Compression and Tiling

The following section explains how to improve the GeoServer performances with the optimization of raster files.

Basic optimizations have been already been discussed in the Introduction To Processing With GDAL section, describing the most common techniques used.

In this chapter we are going to learn more about compression and tiling techniques.

Compression

It is the process of making data more compact, with the final purpose to have data occupying less disk space. The main benefits of this process are:

  • file size reduction
  • improvement of performance over a network

But you need to remember that compressed data has to be decompressed to display in GIS application.

The amount of degree of reduction of the image’s file size is called compression ratio:

CR = Original Image Size / Compressed Image Size

For example if the size of the original image is 15MB and the size of the compressed image is 3MB. the compresso ratio is 5:1

We consider the following 2 categories of compression process:

  • Lossless: this compression preserves the original quality because allows us to obtain a new set of data that can be reconstructed to obtain the original data.

    Some image formats like PNG and GIF, use only losless compression.

    We use loseless compression when approximation of the original is not allowed.

    Example rewriting the pixels values to use less bits:

    ../_images/compress-01.png
  • Lossy: this compression remove redundant information, uses approximation or partial discarding of the data.

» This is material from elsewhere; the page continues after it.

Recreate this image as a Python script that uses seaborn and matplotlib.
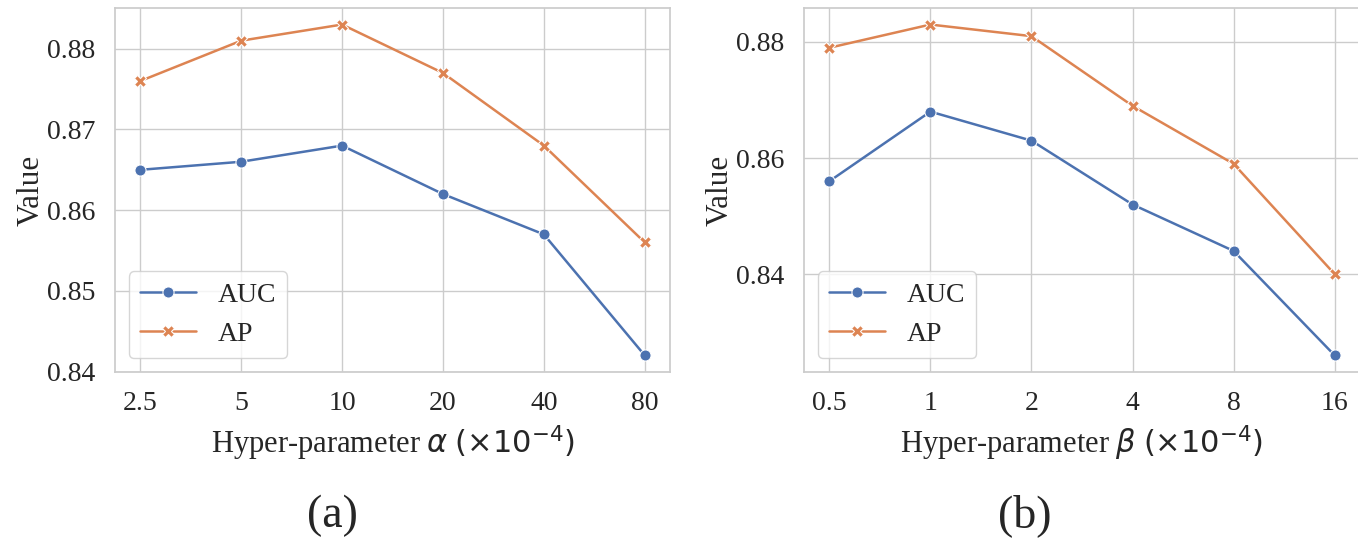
import matplotlib
matplotlib.use("Agg")
import matplotlib.pyplot as plt
import pandas as pd
import seaborn as sns

# ── Data ──────────────────────────────────────────────────────────────────────
ALPHA_TICKS = ["2.5", "5", "10", "20", "40", "80"]
ALPHA_AUC = [0.865, 0.866, 0.868, 0.862, 0.857, 0.842]
ALPHA_AP = [0.876, 0.881, 0.883, 0.877, 0.868, 0.856]

BETA_TICKS = ["0.5", "1", "2", "4", "8", "16"]
BETA_AUC = [0.856, 0.868, 0.863, 0.852, 0.844, 0.826]
BETA_AP = [0.879, 0.883, 0.881, 0.869, 0.859, 0.840]

# ── Style ─────────────────────────────────────────────────────────────────────
sns.set_theme(style="whitegrid", palette="deep")
plt.rcParams.update({
    "font.family": ["Liberation Serif", "DejaVu Serif"],
    "mathtext.fontset": "dejavusans",
    "font.size": 20,
})


def long_form(ticks, auc, ap):
    return pd.DataFrame({
        "x": ticks * 2,
        "Value": auc + ap,
        "metric": ["AUC"] * len(auc) + ["AP"] * len(ap),
    })


fig = plt.figure(figsize=(13.58, 5.42), dpi=100)
ax_a = fig.add_axes([115 / 1358, 1 - 372 / 542, 555 / 1358, 364 / 542])
ax_b = fig.add_axes([804 / 1358, 1 - 372 / 542, 556 / 1358, 364 / 542])

panels = [
    (ax_a, long_form(ALPHA_TICKS, ALPHA_AUC, ALPHA_AP), r"Hyper-parameter $\alpha$ $(\times 10^{-4})$", [0.84, 0.85, 0.86, 0.87, 0.88]),
    (ax_b, long_form(BETA_TICKS, BETA_AUC, BETA_AP), r"Hyper-parameter $\beta$ $(\times 10^{-4})$", [0.84, 0.86, 0.88]),
]

for ax, df, xlabel, yticks in panels:
    sns.lineplot(
        data=df, x="x", y="Value", hue="metric", style="metric",
        markers=True, dashes=False, markersize=8, linewidth=1.8, ax=ax,
    )
    ax.set_xlabel(xlabel, fontsize=22, labelpad=5)
    ax.set_ylabel("Value", fontsize=22.5, labelpad=1)
    ax.set_yticks(yticks)
    ax.set_yticklabels([f"{t:g}" for t in yticks])
    ax.tick_params(labelsize=20, pad=8)
    ax.legend(title=None, loc="lower left", fontsize=20)

fig.text(332 / 1358, 1 - 516 / 542, "(a)", ha="center", va="center", fontsize=33)
fig.text(1025 / 1358, 1 - 516 / 542, "(b)", ha="center", va="center", fontsize=33)

fig.savefig("out.png", dpi=100)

Some lossy image formats are JPEG, JPEG2000, MrSID.

    Example rewriting the pixels values in a more convenient (lossy) way:

    ../_images/compress-02.png

Tiling

The option TILED, during the creation phase of the image, with values YES (enabled) produces data stored and compressed in blocks rather than line by line.

We can configure the size of the tile with the creation option BLOCKXSIZE.

Tiling makes an important difference when a process needs to access a subset of the image.

For example in the following image if the process has to access to the area in blue, with tiled image (left side) the process needs to read just 9 tiles instead of a larger number of lines for an untiled image (right side):

../_images/tiling.png

Handling huge data sets

If you have really huge data sets (several gigabytes), odds are that simply adding overviews and tiles does not cut it, making intermediate resolution serving slow. This is because tiling occurs only on the native resolution levels, and intermediate overviews are too big for quick extraction.

So, what you need is a way to have tiling on intermediate levels as well. This is supported by the ImagePyramid plugin.

This plugin assumes you have create various seamless image mosaics, each for a different resolution level of the original image. In the mosaic, tiles are actual files. The whole pyramid structures looks like the following:

rootDirectory
    +- pyramid.properties
    +- 0
      +- mosaic metadata files
      +- mosaic_file_0.tiff
      +- ...
      +- mosiac_file_n.tiff
    +- 1
      +- mosaic metadata files
      +- mosaic_file_0.tiff
      +- ...
      +- mosiac_file_n.tiff
    +- ...
    +- 32
      +- mosaic metadata files
      +- mosaic_file_0.tiff
      +- ...
      +- mosiac_file_n.tiff

Creating a pyramid by hand can theoretically be done with gdal, but in practice it’s a daunting task that would require some scripting, since gdal provides no “tiler” command to extract regular tiles out of an image, nor one to create a downsampled set of tiles.